Although the trial court did not make a specific finding on the existence vel non of a suspect category, the defendants urge that by allowing some children to receive benefits, but not all, a suspect category was created. A suspect category, however, requires more than merely receiving different treatment. In San Antonio *406 School District v. Rodriguez, supra, the United States Supreme Court stated that a suspect category is a class "... saddled with such disabilities, or subject to such a history of purposeful unequal treatment, or relegated to such a position of political powerlessness as to command extraordinary protection from the majoritarian political process." It is clear that the class represented by these children does not rise to the status of a suspect category.

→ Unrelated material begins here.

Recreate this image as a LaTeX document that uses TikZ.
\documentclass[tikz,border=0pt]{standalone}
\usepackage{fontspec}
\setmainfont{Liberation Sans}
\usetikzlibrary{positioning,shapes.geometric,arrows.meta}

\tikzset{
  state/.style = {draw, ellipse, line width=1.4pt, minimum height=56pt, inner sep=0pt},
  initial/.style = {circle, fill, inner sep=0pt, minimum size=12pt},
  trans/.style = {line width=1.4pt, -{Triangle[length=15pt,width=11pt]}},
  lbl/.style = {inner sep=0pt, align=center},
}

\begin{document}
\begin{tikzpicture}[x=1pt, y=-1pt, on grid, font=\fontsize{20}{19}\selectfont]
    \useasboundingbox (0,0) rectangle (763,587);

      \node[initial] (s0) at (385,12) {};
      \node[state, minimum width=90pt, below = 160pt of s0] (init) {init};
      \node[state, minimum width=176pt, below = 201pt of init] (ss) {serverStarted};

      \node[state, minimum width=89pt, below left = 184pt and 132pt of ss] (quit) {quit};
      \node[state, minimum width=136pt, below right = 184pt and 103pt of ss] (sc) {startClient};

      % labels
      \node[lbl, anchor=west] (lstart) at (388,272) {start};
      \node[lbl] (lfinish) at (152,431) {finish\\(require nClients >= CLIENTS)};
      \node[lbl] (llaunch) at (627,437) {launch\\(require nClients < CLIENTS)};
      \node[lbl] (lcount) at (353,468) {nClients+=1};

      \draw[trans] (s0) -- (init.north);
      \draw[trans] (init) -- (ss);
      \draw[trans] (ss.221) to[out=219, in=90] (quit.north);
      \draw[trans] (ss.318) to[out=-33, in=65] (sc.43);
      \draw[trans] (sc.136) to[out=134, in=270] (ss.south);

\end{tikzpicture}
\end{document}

Since neither a fundamental right nor a suspect category is involved here, the next step in an equal protection analysis is to determine whether this statute could meet the requirements of the rational basis test.

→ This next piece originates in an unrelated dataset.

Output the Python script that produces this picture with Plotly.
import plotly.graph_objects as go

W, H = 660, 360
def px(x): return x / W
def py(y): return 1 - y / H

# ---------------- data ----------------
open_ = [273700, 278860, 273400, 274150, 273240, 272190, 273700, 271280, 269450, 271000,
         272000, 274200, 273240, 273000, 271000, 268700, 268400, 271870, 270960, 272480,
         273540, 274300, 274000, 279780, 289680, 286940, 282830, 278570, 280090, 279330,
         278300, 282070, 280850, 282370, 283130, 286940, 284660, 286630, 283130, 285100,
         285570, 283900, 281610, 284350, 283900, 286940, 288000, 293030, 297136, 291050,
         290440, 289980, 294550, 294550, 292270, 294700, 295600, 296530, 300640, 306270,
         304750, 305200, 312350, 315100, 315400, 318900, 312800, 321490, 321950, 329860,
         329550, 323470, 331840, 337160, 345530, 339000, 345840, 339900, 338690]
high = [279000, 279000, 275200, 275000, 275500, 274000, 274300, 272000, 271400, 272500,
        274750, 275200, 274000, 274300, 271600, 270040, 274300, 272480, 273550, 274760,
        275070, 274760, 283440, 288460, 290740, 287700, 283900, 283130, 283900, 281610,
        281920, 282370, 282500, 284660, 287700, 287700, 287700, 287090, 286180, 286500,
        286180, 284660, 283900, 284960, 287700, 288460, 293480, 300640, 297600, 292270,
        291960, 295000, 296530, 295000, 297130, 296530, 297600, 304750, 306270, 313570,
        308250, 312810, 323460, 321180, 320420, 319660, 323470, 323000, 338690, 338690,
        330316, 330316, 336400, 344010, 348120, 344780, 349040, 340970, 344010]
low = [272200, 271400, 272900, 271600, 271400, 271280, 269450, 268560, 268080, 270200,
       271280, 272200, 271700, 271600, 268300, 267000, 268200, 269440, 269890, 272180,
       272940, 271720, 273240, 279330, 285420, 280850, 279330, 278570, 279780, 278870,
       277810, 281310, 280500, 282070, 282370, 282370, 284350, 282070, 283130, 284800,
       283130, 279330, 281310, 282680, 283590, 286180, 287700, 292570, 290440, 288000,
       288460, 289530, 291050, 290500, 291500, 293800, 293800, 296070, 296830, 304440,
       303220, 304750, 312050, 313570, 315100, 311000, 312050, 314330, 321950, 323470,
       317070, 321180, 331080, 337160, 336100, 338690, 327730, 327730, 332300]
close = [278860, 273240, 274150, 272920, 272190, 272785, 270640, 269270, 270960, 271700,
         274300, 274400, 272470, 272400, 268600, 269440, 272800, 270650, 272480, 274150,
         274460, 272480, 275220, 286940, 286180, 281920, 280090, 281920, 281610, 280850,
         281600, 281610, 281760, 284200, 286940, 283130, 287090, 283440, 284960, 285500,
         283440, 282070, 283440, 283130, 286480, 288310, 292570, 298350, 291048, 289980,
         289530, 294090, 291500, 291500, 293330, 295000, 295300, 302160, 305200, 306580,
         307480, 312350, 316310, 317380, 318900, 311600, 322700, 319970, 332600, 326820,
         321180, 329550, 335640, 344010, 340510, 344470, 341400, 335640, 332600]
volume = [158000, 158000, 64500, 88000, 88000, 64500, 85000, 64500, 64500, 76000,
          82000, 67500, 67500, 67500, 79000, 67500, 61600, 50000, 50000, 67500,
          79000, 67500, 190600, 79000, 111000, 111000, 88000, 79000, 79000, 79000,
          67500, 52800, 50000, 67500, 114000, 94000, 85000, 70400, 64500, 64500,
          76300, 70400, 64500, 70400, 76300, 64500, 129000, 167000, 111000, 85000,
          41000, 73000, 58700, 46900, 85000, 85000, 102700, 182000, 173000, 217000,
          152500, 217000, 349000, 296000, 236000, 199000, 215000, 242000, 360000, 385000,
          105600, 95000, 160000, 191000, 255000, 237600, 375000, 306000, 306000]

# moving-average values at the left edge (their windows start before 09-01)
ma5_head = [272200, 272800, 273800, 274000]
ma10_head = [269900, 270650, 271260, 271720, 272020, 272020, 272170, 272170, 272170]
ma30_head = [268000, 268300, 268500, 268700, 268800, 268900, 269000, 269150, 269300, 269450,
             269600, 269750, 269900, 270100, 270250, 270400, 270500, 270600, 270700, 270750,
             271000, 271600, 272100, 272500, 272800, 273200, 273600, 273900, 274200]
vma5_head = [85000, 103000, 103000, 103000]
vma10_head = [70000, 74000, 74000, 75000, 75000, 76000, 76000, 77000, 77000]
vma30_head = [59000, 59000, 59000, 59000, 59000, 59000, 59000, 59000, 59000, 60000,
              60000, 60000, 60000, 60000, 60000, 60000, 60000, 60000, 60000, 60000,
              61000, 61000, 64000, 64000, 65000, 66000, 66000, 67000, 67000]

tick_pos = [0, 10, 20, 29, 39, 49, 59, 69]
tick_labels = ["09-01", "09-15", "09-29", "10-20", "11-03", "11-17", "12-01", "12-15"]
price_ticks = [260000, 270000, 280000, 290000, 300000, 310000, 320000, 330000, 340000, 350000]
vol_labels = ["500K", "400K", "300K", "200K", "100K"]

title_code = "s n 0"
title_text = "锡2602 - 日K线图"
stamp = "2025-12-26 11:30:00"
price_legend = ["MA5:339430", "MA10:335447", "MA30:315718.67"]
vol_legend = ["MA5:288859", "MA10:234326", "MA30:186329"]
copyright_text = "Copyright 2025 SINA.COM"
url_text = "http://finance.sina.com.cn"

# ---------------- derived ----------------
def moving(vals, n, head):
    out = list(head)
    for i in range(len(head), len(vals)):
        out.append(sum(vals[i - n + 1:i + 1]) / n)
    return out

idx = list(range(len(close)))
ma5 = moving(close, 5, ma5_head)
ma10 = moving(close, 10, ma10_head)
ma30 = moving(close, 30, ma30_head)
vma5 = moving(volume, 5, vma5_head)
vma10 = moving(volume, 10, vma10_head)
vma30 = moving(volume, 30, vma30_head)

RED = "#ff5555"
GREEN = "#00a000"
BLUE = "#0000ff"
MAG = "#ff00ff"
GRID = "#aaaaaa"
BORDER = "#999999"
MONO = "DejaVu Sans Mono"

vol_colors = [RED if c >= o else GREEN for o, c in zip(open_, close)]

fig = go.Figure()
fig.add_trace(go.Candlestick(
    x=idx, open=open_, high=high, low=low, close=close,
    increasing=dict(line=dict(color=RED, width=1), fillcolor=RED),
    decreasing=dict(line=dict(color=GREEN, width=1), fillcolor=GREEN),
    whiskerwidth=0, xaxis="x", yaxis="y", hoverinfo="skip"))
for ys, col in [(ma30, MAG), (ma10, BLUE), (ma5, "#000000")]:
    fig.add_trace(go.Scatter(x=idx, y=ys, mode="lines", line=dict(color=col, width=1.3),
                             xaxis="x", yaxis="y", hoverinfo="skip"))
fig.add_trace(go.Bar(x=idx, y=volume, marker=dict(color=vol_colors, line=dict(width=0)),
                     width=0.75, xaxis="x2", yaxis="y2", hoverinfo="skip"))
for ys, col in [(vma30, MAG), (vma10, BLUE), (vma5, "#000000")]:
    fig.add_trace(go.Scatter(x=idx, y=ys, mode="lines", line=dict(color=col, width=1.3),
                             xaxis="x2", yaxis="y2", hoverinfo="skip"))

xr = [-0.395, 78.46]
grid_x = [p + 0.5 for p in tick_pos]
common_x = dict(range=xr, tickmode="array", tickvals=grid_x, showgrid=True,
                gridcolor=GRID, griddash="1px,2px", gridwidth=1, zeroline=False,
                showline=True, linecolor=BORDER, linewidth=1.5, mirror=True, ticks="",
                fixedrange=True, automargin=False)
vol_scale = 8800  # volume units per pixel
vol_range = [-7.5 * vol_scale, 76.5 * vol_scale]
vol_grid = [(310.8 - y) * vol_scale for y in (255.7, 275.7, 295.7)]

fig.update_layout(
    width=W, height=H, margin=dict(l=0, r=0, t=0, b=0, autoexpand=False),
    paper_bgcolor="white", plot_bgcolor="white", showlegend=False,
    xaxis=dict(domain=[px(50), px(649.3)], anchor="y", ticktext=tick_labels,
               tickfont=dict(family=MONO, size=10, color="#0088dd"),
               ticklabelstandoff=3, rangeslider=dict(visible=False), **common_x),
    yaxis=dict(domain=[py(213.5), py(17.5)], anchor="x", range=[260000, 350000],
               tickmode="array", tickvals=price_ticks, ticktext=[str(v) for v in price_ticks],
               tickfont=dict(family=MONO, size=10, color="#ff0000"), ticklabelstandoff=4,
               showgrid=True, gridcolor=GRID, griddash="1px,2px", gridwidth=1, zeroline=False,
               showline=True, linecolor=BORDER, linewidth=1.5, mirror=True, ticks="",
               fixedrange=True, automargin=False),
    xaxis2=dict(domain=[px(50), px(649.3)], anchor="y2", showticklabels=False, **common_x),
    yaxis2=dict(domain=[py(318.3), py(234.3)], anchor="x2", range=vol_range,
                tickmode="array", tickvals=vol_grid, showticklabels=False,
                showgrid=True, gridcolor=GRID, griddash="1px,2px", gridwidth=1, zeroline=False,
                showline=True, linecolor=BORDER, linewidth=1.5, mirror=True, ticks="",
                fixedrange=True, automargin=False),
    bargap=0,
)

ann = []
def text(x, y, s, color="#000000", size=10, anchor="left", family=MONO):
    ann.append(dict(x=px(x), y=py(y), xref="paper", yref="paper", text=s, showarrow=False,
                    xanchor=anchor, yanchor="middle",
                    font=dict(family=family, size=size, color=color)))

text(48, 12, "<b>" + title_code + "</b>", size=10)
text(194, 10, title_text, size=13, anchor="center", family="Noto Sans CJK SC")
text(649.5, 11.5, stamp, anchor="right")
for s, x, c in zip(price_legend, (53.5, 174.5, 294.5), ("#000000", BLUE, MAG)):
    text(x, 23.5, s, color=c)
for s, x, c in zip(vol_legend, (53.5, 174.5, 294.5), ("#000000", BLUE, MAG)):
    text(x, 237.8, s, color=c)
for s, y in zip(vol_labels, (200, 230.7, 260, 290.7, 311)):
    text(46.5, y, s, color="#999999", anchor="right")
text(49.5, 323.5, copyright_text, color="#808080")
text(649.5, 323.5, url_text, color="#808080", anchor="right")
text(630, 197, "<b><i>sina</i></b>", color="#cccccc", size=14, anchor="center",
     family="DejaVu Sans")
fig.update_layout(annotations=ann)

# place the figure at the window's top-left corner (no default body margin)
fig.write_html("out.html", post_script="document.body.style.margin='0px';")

Under the rational basis test a statute must only have a rational relation to a legitimate governmental interest to be valid. San Antonio School District v. Rodriguez, supra; Muncaster v. Alabama State Ethics Commission, supra. The purpose of terminating benefits to the surviving spouse and children on the remarriage of the surviving spouse is to limit the number of individuals who receive benefits and the period of coverage in order to aid the pension system financially. A state legislature has a rational purpose and legitimate interest when it attempts to prevent a pension system from being unduly burdened. Freeman v. New York City Dept. of Corrections, 101 Misc.2d 22, 420 N.Y.S.2d 536 (1979). Thus we find that § 17 of Act No. 904 of the 1975 Acts of Alabama passes the rational basis test as it is rationally related to a legitimate state interest.

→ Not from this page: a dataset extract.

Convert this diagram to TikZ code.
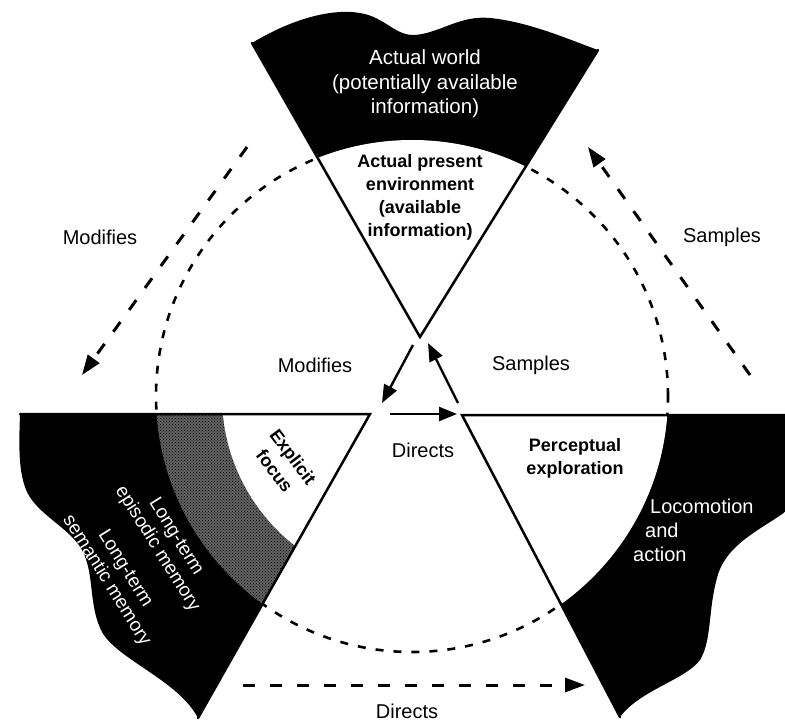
\documentclass[tikz,border=0pt]{standalone}
\usepackage{fontspec}
\setmainfont{Liberation Sans}
\usetikzlibrary{arrows.meta,patterns}

\begin{document}
\begin{tikzpicture}[x=1pt,y=-1pt,
  edge/.style={line width=2.5pt, line cap=round},
  ring/.style={line width=2.6pt, dash pattern=on 8pt off 10pt},
  flow/.style={line width=3pt, dash pattern=on 12pt off 15pt, -{Triangle[length=20pt,width=14pt]}},
  link/.style={line width=2.4pt, -{Triangle[length=18pt,width=14pt]}},
  lbl/.style={font=\fontsize{20}{24}\selectfont, inner sep=0pt},
  hdr/.style={font=\fontsize{18}{23}\selectfont\bfseries, inner sep=0pt, align=center},
  inv/.style={text=white, font=\fontsize{20}{24}\selectfont, inner sep=0pt, align=center},
]
\useasboundingbox (0,0) rectangle (785,723);

% centre of the cycle and the three wedge apexes
\coordinate (C) at (412,396);
\coordinate (topApex) at (420,337);
\coordinate (leftApex) at (370,414);
\coordinate (rightApex) at (462,415);
\coordinate (topL) at (252,43);
\coordinate (topR) at (598,50);
\coordinate (leftEnd) at (20,414);
\coordinate (leftTip) at (198,718);
\coordinate (rightEnd) at (785,415);
\coordinate (rightTip) at (620,717);

% perceptual cycle (dashed)
\draw[ring] (C) circle[radius=256pt];

% world wedge
\begin{scope}
  \clip (topApex) -- (topL) .. controls (290,20) and (330,8) .. (360,13)
        .. controls (385,17) and (395,36) .. (415,35)
        .. controls (440,33) and (460,15) .. (490,18)
        .. controls (530,22) and (570,40) .. (topR) -- cycle;
  \fill[black] (0,0) rectangle (785,723);
  \fill[white] (C) circle[radius=256pt];
\end{scope}

% memory wedge
\begin{scope}
  \clip (leftApex) -- (leftEnd) .. controls (19,445) and (18,472) .. (27,492)
        .. controls (38,515) and (70,528) .. (82,550)
        .. controls (95,574) and (88,605) .. (102,632)
        .. controls (118,660) and (178,680) .. (leftTip) -- cycle;
  \fill[black] (0,0) rectangle (785,723);
  \fill[black!62] (C) circle[radius=256pt];
  \fill[pattern=crosshatch dots, pattern color=black] (C) circle[radius=256pt];
  \fill[white] (C) circle[radius=190pt];
\end{scope}

% action wedge
\begin{scope}
  \clip (rightApex) -- (rightEnd) -- (785,512)
        .. controls (760,530) and (725,545) .. (717,578)
        .. controls (708,610) and (712,640) .. (700,660)
        .. controls (685,680) and (640,690) .. (rightTip) -- cycle;
  \fill[black] (0,0) rectangle (785,723);
  \fill[white] (C) circle[radius=256pt];
\end{scope}

% wedge edges
\draw[edge] (topL) -- (topApex) -- (topR);
\draw[edge] (leftEnd) -- (leftApex) -- (leftTip);
\draw[edge] (rightEnd) -- (rightApex) -- (rightTip);

% inner arrows
\coordinate (modA) at (413,345);
\coordinate (modB) at (382,403);
\coordinate (samA) at (458,403);
\coordinate (samB) at (428,343);
\coordinate (dirA) at (390,414);
\coordinate (dirB) at (457,414);
\draw[link] (modA) -- (modB);
\draw[link] (samA) -- (samB);
\draw[link] (dirA) -- (dirB);

% outer arrows
\coordinate (omodA) at (247,147);
\coordinate (omodB) at (82,375);
\coordinate (osamA) at (750,375);
\coordinate (osamB) at (588,147);
\coordinate (odirA) at (243,685);
\coordinate (odirB) at (585,685);
\draw[flow] (omodA) -- (omodB);
\draw[flow] (osamA) -- (osamB);
\draw[flow] (odirA) -- (odirB);

% labels
\node[lbl] (tModOut) at (100,237) {Modifies};
\node[lbl] (tSamOut) at (722,237) {Samples};
\node[lbl] (tDirOut) at (407,711) {Directs};
\node[lbl] (tModIn) at (315,365) {Modifies};
\node[lbl] (tSamIn) at (531,365) {Samples};
\node[lbl] (tDirIn) at (423,450) {Directs};

\node[inv, font=\fontsize{20.5}{24.5}\selectfont] (world) at (425,84)
  {Actual world\\(potentially available\\information)};
\node[hdr] (env) at (420,197)
  {Actual present\\environment\\(available\\information)};
\node[hdr] (percept) at (575,458) {Perceptual\\exploration};
\node[hdr, rotate=-53] (focus) at (284,464) {Explicit\\focus};
\node[inv, align=left, anchor=west] (loco) at (633,530)
  {\hspace*{17pt}Locomotion\\\hspace*{12pt}and\\action};
\node[inv, rotate=-58, font=\fontsize{19}{22}\selectfont] (memory) at (141,559)
  {Long-term\\episodic memory\\[16pt]Long-term\\semantic memory};
\end{tikzpicture}
\end{document}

Although the trial court's order which would allow the pension benefits to continue to be paid to these children throughout most of their minority has a certain appeal, that order supplies a requirement which the legislature did not include. As we stated earlier, the right to a pension is purely statutory, Cox v. Dunn, supra. For that reason the courts of this state do not have the power to grant benefits to classes of people not included by the legislature, but merely to determine whether it was constitutional for the legislature to exclude them. Since we have determined that the section in question was constitutional, the order of the trial court which found that section to be unconstitutional must be, and is hereby, reversed and remanded.
REVERSED AND REMANDED.
TORBERT, C. J., and MADDOX, JONES and SHORES, JJ., concur.